Keep in mind that grasslands cannot normally contain wheat; the only farmable food resource in Civ5. Floodplains and plains are the only tiles which can receive wheat per the rules and minus world builder/ custom map script antics.

So freshwater based tiles with a farm, best final food. Keep in mind farms adjacent to fresh water get +1 food with civil engineering (+1 food with fertilizer for farms not receiving civil's bonus.)
Grasslands 2base +1 farm +1 farm/civil = 4 food
Plains 1base +1 farm +1 farm/civil =3 food
Flood Plains 2base + 1farm +1 farm/civil = 4 food
Plains+Wheat 1base + 1farm +1farm/civil +1wheat =4 food
Flood Plains +Wheat 2base +1 farm +1 farm/civil =5 food

What really broke flood plains in civ4 though was the synergy created when playing as an financial leader. That little combo turned FP's into 3 food +3 commerce right off the bat, circumventing the early game tradeoffs regarding the slow maturity of cottages.

Civ5 lets you farm on any normally passable land tile (the rules say "anywhere but ice" but eh, that makes no sense.) regardless of access to fresh water. This is balanced in that farms next to rivers lakes and oasis are +2 food by the medieval era, while the land locked farms need to wait til the late renaissance era to get that additional +1 food.

Overall, I really like the changes in farming, as no longer is an expanse of dry plains only marginally better than tundra or desert. Play civ 4 on an ice age map to really get a taste of the despair endless plains can invoke and you'll get an idea of what I'm speaking of.

Cheers!
-Liq
 
Civ5 lets you farm on any normally passable land tile (the rules say "anywhere but ice" but eh, that makes no sense.) regardless of access to fresh water.

To be honest, I don't like this part. It seems you can just spam farms now, while in Civ IV you had to think long and hard where to put your city, and you had to think about which tiles you would be running water through later. With pollution removed, this is even more apparent: Big "Cairo" type cities on rivers with flood plains needed work to keep them clean.

We'll have to see how this plays, but this is definitely one area where the game seems to have been dumb-, ah, to require less thought.
 
Farms without fresh water do not mature like their freshwater based siblings until mid game...after chemistry. This means all early cities will treat fresh water as a major goal as those farms will produce the most food much sooner while less viable foundings will be tolerable but will take a long time before they can catch up in terms of food output to those with access to freshwater.

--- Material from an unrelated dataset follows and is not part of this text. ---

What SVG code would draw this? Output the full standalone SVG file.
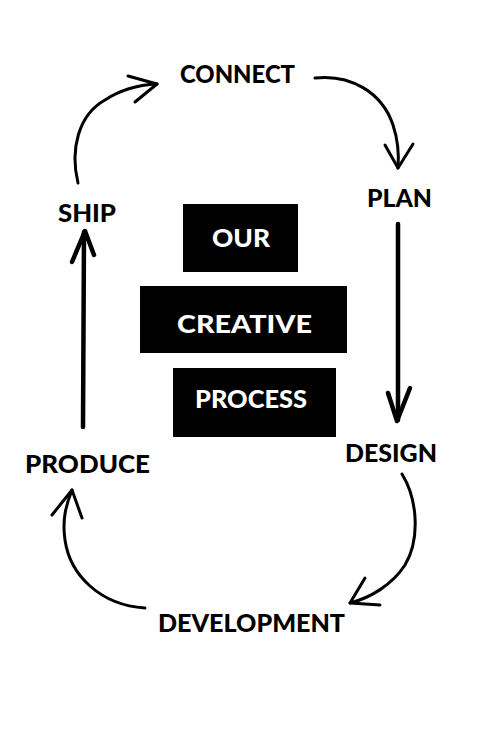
<svg xmlns="http://www.w3.org/2000/svg" width="500" height="750" viewBox="0 0 500 750">
<style>
.lbl{font-family:Lato,"Open Sans","Liberation Sans",sans-serif;font-weight:900;font-size:25px;fill:#000}
.ttl{font-family:Lato,"Open Sans","Liberation Sans",sans-serif;font-weight:900;font-size:25px;fill:#fff}
.box{fill:#000}
.c{fill:none;stroke:#000;stroke-width:3;stroke-linecap:round;stroke-linejoin:round}
.s{fill:none;stroke:#000;stroke-width:4.5;stroke-linecap:round;stroke-linejoin:round}
</style>
<rect width="500" height="750" fill="#fff"/>
<g id="connectors">
<path class="c" d="M315,78 C350,74 382,92 393,125 C398,140 399,155 398,168"/>
<path class="c" d="M385,145 L398,168 L413,144"/>
<path class="s" d="M398,224 L398,420"/>
<path class="s" d="M388,393 L397,421 L410,388"/>
<path class="c" d="M402,474 C418,500 420,540 405,565 C392,585 370,598 350,603"/>
<path class="c" d="M365,578 L350,603 L380,605"/>
<path class="c" d="M145,608 C100,605 70,575 65,540 C62,520 66,505 72,490"/>
<path class="c" d="M52,515 L72,490 L82,518"/>
<path class="s" d="M83,427 L84,232"/>
<path class="s" d="M72,262 L85,231 L94,255"/>
<path class="c" d="M78,183 C70,150 78,115 105,100 C120,90 138,85 157,84"/>
<path class="c" d="M128,76 L157,84 L135,102"/>
</g>
<g id="title-our"><rect class="box" x="183" y="204" width="115" height="68"/><text class="ttl" x="212" y="247" textLength="58" lengthAdjust="spacingAndGlyphs">OUR</text></g>
<g id="title-creative"><rect class="box" x="140" y="286" width="207" height="67"/><text class="ttl" x="177" y="333" textLength="135" lengthAdjust="spacingAndGlyphs">CREATIVE</text></g>
<g id="title-process"><rect class="box" x="173" y="368" width="163" height="69"/><text class="ttl" x="195" y="408" textLength="112" lengthAdjust="spacingAndGlyphs">PROCESS</text></g>
<g id="connect"><text class="lbl" x="180" y="83" textLength="115" lengthAdjust="spacingAndGlyphs">CONNECT</text></g>
<g id="plan"><text class="lbl" x="367" y="207" textLength="65" lengthAdjust="spacingAndGlyphs">PLAN</text></g>
<g id="design"><text class="lbl" x="345" y="462" textLength="92" lengthAdjust="spacingAndGlyphs">DESIGN</text></g>
<g id="development"><text class="lbl" x="158" y="632" textLength="187" lengthAdjust="spacingAndGlyphs">DEVELOPMENT</text></g>
<g id="produce"><text class="lbl" x="25" y="473" textLength="125" lengthAdjust="spacingAndGlyphs">PRODUCE</text></g>
<g id="ship"><text class="lbl" x="58" y="222" textLength="58" lengthAdjust="spacingAndGlyphs">SHIP</text></g>
</svg>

Keep in mind that since Civ5 will require multiple resources to fund buildings and military, there's most likely going to be many areas where you need to stake a claim but are obviously not hanging out in the most bountiful locations. Being able to ekk food out of even snow and tundra is a welcome change over its' absolute uselessness in civ4 imo.

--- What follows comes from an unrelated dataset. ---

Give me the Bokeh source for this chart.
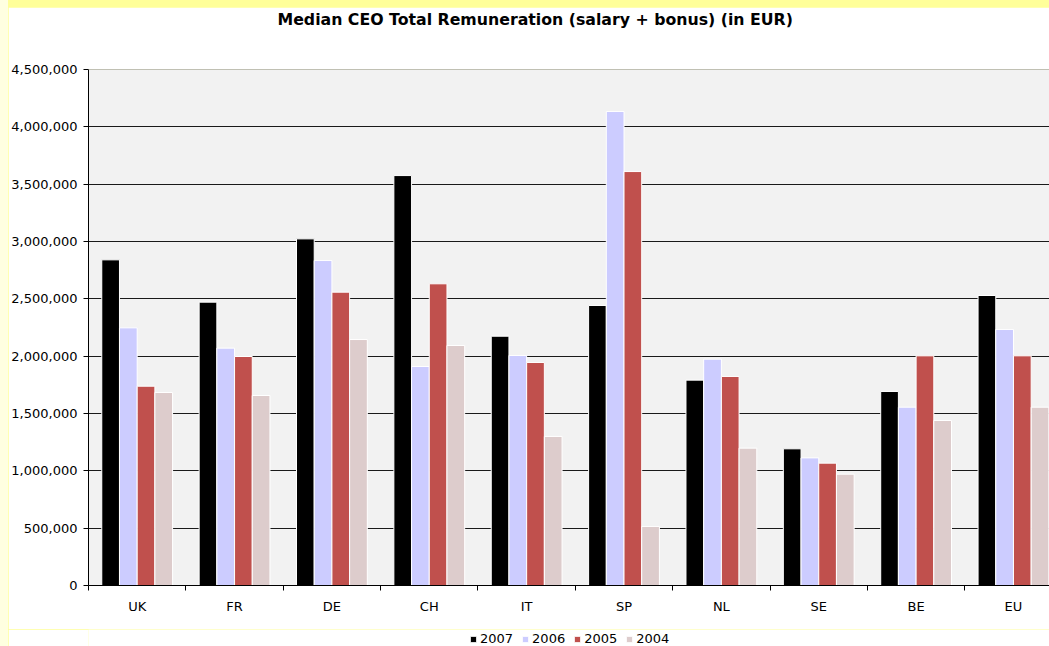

As you said, need to see how it plays, but I personally cannot fathom why one would want to spam farms everywhere nor how easing up on early to mid game food is considered 'dumbing down' the game.

Cheers!
-Liq
 
To be honest, I don't like this part. It seems you can just spam farms now,

Depends. Each citizen (and specialist, barring certain social policies) requires 2 food. If a farm is placed on the wrong sort of terrain (prior to certain technologies), you could end up with 1 food per wasteland farms.

With 36 tiles possible, and the biggest cities seen running 14-17 citizens, it's unlikely that more than a few wasteland tiles will be turned into farms.